Sometimes I can’t help but wonder whether I am just a dense simple minded idiot or an idiot with self-neglect habit. Either way, I am sure that I am just acting like an idiot. People have to know their limit. As for me, I only know my limit when it’s really unnecessary.
I have a habit of hating to complain or even making a long sigh when I am in pain. I hate the idea of the pain is defeating me and all the more I hate the idea of me complaining. In this case, maybe I am just a stubborn idiot. Well, let’s add another crown of idiocy in my collection shall we? *self-bullying*
This is why I started to develop an inner me with a talkative personality. She is very spoiled and complain a lot. I really want to kill her sometimes. Would killing your own inner-self be considered as a murder? Anyway, my point is she exist. I hate to admit it but she tend to be alright and she abuse my trust of her words most of the time when I started to believe in her.
There was this on time when I took a day off and decided not going to attend the class since I felt kid of feverish. I spend the morning on my bed feeling terribly bored so I started to walk around and even watch TV. I felt really energize and decided to go to the next class. At that time, she started to complain and telling me not to. She said that once I am outside I’ll feel feverish again. Well, it is just to be expected for me to find her being spoiled since I felt just fine. But unfortunately she was right. Around 200m from my hostel I stated to feel weird, the world was spinning around and my knees were trembling. Ah.. she was right. Slowly I crawled back home.

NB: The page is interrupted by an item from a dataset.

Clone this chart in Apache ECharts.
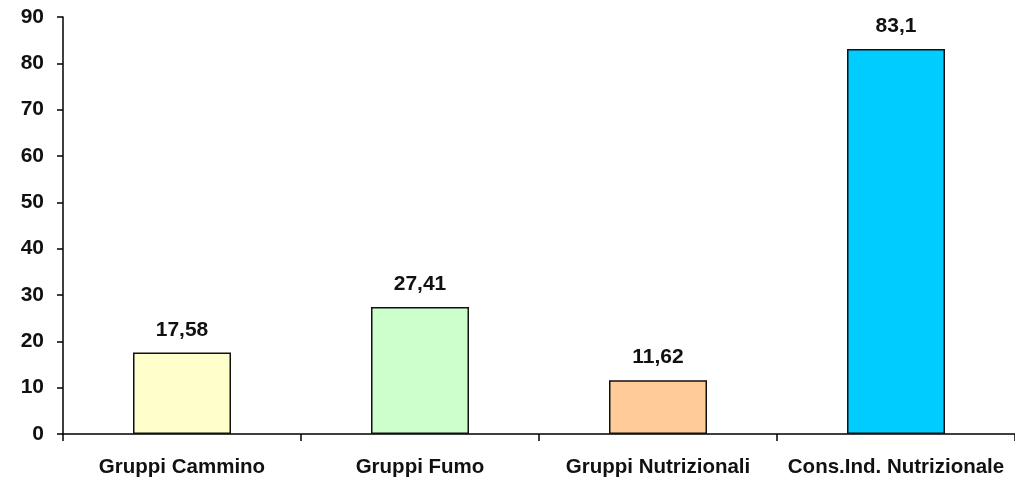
<!DOCTYPE html>
<html>
<head>
<meta charset="utf-8">
<script src="https://cdn.jsdelivr.net/npm/echarts@6/dist/echarts.min.js"></script>
<style>
  html, body { margin: 0; padding: 0; background: #fff; }
  #chart { width: 1015px; height: 482px; }
</style>
</head>
<body>
<div id="chart"></div>
<script>
// Partecipanti per tipo di intervento
const categories = ['Gruppi Cammino', 'Gruppi Fumo', 'Gruppi Nutrizionali', 'Cons.Ind. Nutrizionale'];
const values = [17.58, 27.41, 11.62, 83.1];
const barColors = ['#FFFFCC', '#CCFFCC', '#FFCC99', '#00CCFF'];
const yTicks = [0, 10, 20, 30, 40, 50, 60, 70, 80, 90];

const font = 'Liberation Sans, Arial, sans-serif';
const chart = echarts.init(document.getElementById('chart'));

chart.setOption({
  animation: false,
  grid: { left: 63, right: 0, top: 17, bottom: 48, containLabel: false },
  xAxis: {
    type: 'category',
    data: categories,
    axisLine: { lineStyle: { color: '#000', width: 1.5 } },
    axisTick: {
      show: true, length: 7, alignWithLabel: false,
      // no tick mark on the right end of the axis
      interval: (i) => i < categories.length,
      lineStyle: { color: '#000', width: 1.5 }
    },
    axisLabel: {
      color: '#111', fontFamily: font, fontWeight: 'bold', fontSize: 20.5, margin: 23, interval: 0
    },
    splitLine: { show: false }
  },
  yAxis: {
    type: 'value',
    min: yTicks[0],
    max: yTicks[yTicks.length - 1],
    interval: 10,
    axisLine: { show: true, lineStyle: { color: '#000', width: 1.5 } },
    axisTick: { show: true, length: 6, lineStyle: { color: '#000', width: 1.5 } },
    axisLabel: {
      color: '#111', fontFamily: font, fontWeight: 'bold', fontSize: 21, margin: 19
    },
    splitLine: { show: false }
  },
  series: [{
    type: 'bar',
    barWidth: 98,
    data: values.map((v, i) => ({
      value: v,
      itemStyle: { color: barColors[i], borderColor: '#111', borderWidth: 1.5 }
    })),
    label: {
      show: true,
      position: 'top',
      distance: 12,
      color: '#111',
      fontFamily: font,
      fontWeight: 'bold',
      fontSize: 21,
      formatter: p => String(p.value).replace('.', ',')
    }
  }]
});
</script>
</body>
</html>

While most of the time she was right, she also like to trick me. Let say I am feeling very lazy that day, she’ll complain that she is very tired and want some bed-rest. Actually, what happened is I am merely feeling a bit sluggish because I went to sleep quite late last night. I am not tired at all. But I have a difficulty to tell how exactly the feeling of ‘quite tired’ and how exactly the feeling of ‘kind of sluggish’, so she trick me into not doing anything and just stay on my bed. That’s why I started to doubt her every time she complain about anything. In time her voice sounds like someone else voice who also stay in my body.
I have no idea whether I am actually growing numb or my ability to realize that I am feeling anything is degrading. Each day, I’ll hear her voice asking me to pity her and give this body some attention. She’ll say something like: Fit, it’s cold.. (while my body started to tremble) or Fit, it’s painful (while my body is feeling funny). Most of the time, I didn’t realize what is happening to my body unless she started to nag. Maybe I’ve officially become a dense idiot with serious self-neglect syndrome after all?
Anyway, may all of other reader do not have the same concern as I did. I still don’t feel like handing over my crown you see? Have a nice day everyone!